A variation of log-structured storage buffers updates, inserts, and deletes in memory before merging it into the columnar storage, thereby offering effective protection against spikes in query latency usually associated with such architectures. This process also ensures constant undertaking of small operations, to preempt large maintenance operations.
Kudu’s two-tier sharding mechanism, by key and/or by key-range, supports data distribution. Such an intelligent ground-up design enables support of multiple query types easily, enabling looking up any specific value by its key, or an array of keys, classified in key-order. It also becomes easy to execute any arbitrary query, across any number of columns. Such possibilities can generate fast query results for specific data items, and perform arbitrary random queries when specific queries are not available or feasible.

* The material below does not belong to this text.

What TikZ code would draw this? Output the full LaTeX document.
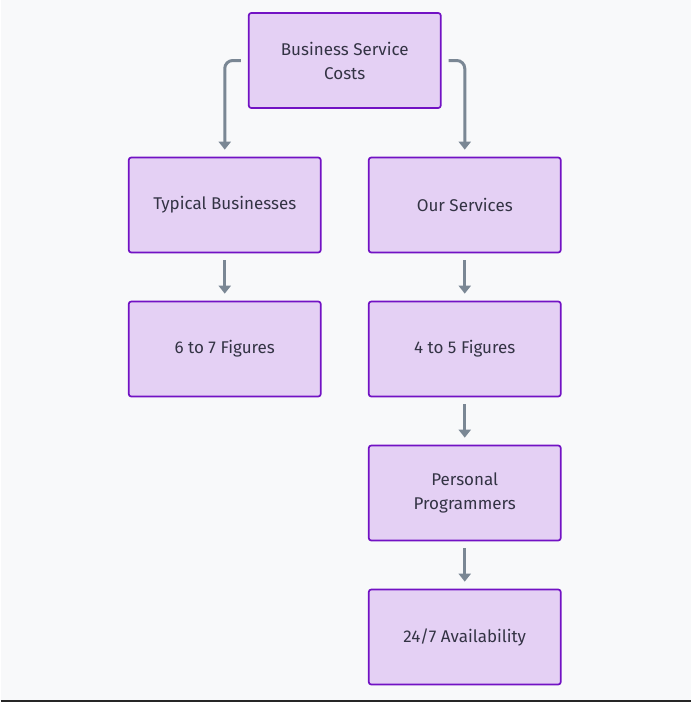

Direct APIs in C++ and Java in Kudu facilitate point and batch retrieval of rows, writes, deletes, and schema changes, among others.
While it resembles the semantics of a standalone engine, Apache Kudu API puts forward a well-developed distributed columnar engine, and supports several features to fill a big void in the Big Data space. The software is still in the pre-1.0 release phase, though many organizations have already embraced it for production, with keen interest. The real-time analytical capabilities, the efficient utilization of the latest CPU and I/O resources, the ability to do updates in place, and a simple and expandable data model make it a database with a bright future.
The data engine has been named quite aptly too – Kudu is an African antelope with vertical stripes, which has a striking resonance with the columnar data store of the Apache Kudu project!